WHAT TO WORK ON:
Within the entries below, find the portion that opens with the line containing "Write the React, TypeScript" and closes with the line containing "-0.561, -0.84, -1.11];". Retype that portion exactly and only.

Entries with chart source code:
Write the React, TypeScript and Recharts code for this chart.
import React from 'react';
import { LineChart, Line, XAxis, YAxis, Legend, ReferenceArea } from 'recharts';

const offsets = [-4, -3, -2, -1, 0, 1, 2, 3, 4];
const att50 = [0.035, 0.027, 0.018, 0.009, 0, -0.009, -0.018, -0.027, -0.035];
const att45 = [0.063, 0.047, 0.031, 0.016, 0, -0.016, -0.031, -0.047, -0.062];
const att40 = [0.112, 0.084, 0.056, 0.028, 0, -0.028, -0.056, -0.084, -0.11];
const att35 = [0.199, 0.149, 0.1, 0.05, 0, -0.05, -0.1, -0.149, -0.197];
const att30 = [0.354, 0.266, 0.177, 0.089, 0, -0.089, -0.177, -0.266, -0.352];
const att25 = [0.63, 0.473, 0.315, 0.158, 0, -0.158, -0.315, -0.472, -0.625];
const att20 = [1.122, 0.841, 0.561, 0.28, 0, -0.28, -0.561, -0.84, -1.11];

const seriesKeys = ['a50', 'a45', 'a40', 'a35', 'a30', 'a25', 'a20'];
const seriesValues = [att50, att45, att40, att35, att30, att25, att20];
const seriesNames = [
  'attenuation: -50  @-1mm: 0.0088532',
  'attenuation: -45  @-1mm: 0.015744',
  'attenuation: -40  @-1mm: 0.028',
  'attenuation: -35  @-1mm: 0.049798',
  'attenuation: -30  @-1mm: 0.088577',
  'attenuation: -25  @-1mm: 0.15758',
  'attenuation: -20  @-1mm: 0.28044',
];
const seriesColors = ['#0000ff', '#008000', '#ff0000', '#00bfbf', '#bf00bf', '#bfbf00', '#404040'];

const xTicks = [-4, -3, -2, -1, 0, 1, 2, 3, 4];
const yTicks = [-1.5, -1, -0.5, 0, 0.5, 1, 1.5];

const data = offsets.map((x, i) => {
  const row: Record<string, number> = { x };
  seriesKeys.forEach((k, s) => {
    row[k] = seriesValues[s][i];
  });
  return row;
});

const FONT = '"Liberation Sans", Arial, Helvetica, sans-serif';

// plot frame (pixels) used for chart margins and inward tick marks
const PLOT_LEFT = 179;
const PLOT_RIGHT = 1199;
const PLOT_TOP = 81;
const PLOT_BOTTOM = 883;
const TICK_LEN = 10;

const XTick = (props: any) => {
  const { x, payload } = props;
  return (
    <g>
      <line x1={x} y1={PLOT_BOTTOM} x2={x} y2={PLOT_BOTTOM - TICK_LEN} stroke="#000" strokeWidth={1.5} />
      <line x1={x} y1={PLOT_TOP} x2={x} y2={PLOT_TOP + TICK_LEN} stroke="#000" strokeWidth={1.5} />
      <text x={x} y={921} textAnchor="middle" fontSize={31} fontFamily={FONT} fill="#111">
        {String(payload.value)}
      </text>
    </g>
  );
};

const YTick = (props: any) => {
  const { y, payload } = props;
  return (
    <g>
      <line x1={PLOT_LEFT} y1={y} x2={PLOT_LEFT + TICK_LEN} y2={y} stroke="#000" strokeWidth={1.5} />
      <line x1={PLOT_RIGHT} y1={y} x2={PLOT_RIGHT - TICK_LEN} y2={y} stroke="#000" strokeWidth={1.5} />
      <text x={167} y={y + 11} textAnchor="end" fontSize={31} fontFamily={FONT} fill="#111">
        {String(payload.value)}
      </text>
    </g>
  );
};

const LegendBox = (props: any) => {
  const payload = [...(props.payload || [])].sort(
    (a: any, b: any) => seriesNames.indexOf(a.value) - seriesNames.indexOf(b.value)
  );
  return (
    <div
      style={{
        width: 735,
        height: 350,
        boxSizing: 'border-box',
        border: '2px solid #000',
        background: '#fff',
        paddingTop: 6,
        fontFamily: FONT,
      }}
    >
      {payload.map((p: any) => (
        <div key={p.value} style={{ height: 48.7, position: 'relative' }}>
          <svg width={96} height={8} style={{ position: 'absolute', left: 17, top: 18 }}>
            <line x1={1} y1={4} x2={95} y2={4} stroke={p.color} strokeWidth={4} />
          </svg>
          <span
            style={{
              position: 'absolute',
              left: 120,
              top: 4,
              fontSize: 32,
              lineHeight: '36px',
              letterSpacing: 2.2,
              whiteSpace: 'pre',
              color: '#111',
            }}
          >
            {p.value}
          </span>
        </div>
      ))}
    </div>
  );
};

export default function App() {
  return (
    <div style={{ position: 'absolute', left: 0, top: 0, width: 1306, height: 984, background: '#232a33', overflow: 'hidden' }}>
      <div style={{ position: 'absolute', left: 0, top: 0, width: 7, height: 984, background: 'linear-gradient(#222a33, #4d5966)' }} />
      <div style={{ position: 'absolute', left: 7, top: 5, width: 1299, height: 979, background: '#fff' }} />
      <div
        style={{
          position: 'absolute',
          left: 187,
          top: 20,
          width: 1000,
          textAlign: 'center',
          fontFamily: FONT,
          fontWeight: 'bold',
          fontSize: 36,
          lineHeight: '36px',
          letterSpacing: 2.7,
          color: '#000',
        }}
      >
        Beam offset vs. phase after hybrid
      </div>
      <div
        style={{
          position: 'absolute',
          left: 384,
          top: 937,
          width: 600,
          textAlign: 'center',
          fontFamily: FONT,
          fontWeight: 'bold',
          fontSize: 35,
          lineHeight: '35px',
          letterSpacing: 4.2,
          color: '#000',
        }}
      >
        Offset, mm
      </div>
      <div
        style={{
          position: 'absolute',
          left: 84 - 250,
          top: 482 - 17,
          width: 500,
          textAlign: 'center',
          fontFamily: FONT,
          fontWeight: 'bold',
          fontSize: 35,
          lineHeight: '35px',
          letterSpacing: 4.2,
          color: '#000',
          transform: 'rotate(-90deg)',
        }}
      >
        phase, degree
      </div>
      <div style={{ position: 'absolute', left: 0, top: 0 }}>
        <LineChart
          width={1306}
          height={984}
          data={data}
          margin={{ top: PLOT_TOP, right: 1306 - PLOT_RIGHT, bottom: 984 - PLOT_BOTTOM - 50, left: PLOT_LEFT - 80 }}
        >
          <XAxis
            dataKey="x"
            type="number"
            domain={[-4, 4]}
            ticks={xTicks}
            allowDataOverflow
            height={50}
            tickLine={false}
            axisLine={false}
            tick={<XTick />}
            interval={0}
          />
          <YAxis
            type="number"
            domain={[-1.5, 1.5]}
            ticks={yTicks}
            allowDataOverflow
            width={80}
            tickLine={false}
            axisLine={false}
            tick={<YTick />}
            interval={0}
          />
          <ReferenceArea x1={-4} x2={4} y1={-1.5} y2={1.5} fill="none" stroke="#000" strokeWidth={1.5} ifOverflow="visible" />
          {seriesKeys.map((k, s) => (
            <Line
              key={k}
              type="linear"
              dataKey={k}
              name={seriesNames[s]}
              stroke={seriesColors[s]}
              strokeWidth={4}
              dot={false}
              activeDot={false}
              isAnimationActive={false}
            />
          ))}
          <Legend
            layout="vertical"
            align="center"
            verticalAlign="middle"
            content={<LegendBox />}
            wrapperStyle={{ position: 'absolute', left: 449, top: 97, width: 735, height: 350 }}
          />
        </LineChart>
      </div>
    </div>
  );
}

==

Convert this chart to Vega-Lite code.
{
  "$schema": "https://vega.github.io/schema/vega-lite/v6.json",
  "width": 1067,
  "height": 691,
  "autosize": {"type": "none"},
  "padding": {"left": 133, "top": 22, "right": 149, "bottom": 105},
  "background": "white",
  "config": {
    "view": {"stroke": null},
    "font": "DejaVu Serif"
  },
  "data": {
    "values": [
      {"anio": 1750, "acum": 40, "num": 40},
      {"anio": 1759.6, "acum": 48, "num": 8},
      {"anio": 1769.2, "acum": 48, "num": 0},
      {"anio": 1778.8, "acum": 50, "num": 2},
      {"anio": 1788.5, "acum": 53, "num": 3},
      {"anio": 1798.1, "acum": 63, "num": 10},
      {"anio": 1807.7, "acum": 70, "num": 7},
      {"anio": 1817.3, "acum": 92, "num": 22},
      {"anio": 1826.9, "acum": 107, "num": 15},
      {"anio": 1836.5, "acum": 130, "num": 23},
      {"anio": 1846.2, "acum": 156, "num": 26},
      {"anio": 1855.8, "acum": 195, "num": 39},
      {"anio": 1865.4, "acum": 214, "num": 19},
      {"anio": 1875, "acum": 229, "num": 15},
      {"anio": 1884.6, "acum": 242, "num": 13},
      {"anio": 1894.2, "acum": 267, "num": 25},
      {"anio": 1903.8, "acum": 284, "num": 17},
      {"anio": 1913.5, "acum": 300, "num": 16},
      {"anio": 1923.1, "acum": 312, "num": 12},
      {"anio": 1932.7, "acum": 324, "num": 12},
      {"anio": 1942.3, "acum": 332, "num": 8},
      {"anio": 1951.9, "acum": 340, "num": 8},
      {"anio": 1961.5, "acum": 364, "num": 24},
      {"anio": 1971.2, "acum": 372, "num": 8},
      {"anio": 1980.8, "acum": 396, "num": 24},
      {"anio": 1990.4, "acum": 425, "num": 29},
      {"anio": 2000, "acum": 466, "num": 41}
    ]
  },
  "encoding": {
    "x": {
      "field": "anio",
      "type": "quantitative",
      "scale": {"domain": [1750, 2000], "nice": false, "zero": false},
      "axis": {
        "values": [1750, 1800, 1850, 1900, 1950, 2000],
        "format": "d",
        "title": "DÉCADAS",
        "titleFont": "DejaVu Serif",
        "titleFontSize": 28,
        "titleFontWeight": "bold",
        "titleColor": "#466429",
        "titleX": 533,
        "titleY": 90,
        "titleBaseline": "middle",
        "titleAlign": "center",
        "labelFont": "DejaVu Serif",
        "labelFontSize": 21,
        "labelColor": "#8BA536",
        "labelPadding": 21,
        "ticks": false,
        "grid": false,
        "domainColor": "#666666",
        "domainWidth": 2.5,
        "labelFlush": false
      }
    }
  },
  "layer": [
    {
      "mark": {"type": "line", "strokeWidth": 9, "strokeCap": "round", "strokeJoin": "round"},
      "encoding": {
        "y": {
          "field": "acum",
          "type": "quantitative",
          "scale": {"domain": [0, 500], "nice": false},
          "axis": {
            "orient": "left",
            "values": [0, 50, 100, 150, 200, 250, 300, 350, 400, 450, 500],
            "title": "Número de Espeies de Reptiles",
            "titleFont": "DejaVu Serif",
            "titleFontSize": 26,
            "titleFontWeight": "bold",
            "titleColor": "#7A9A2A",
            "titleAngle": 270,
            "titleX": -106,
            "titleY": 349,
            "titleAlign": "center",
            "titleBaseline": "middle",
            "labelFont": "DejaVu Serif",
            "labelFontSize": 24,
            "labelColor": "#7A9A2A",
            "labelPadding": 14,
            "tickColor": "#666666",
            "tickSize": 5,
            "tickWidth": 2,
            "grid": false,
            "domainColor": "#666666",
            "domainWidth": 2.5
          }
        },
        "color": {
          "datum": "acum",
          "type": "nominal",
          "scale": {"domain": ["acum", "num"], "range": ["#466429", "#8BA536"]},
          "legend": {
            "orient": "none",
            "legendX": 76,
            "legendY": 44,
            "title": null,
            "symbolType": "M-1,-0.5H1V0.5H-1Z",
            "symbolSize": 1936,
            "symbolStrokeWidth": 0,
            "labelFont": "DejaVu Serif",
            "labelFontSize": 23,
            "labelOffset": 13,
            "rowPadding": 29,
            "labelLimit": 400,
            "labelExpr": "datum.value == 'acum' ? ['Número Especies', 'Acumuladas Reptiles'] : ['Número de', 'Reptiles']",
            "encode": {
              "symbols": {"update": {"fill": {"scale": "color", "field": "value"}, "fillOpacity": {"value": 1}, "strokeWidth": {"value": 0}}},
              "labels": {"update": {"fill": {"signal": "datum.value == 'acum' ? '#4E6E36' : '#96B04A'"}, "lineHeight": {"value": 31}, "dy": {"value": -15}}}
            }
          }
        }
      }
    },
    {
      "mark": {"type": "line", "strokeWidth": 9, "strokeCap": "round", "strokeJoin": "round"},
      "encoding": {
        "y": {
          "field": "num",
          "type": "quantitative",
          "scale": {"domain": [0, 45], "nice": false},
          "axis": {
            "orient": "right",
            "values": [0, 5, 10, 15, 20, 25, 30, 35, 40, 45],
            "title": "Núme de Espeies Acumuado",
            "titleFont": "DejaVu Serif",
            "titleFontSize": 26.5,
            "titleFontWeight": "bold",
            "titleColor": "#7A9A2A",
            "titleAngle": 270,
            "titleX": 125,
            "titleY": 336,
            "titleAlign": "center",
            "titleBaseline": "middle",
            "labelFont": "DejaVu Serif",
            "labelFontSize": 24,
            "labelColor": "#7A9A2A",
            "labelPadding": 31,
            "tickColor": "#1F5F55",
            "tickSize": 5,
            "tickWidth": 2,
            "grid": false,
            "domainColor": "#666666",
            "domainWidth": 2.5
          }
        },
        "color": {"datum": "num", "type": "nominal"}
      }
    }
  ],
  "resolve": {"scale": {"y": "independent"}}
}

ANSWER FOR THIS EXERCISE:
Write the React, TypeScript and Recharts code for this chart.
import React from 'react';
import { LineChart, Line, XAxis, YAxis, Legend, ReferenceArea } from 'recharts';

const offsets = [-4, -3, -2, -1, 0, 1, 2, 3, 4];
const att50 = [0.035, 0.027, 0.018, 0.009, 0, -0.009, -0.018, -0.027, -0.035];
const att45 = [0.063, 0.047, 0.031, 0.016, 0, -0.016, -0.031, -0.047, -0.062];
const att40 = [0.112, 0.084, 0.056, 0.028, 0, -0.028, -0.056, -0.084, -0.11];
const att35 = [0.199, 0.149, 0.1, 0.05, 0, -0.05, -0.1, -0.149, -0.197];
const att30 = [0.354, 0.266, 0.177, 0.089, 0, -0.089, -0.177, -0.266, -0.352];
const att25 = [0.63, 0.473, 0.315, 0.158, 0, -0.158, -0.315, -0.472, -0.625];
const att20 = [1.122, 0.841, 0.561, 0.28, 0, -0.28, -0.561, -0.84, -1.11];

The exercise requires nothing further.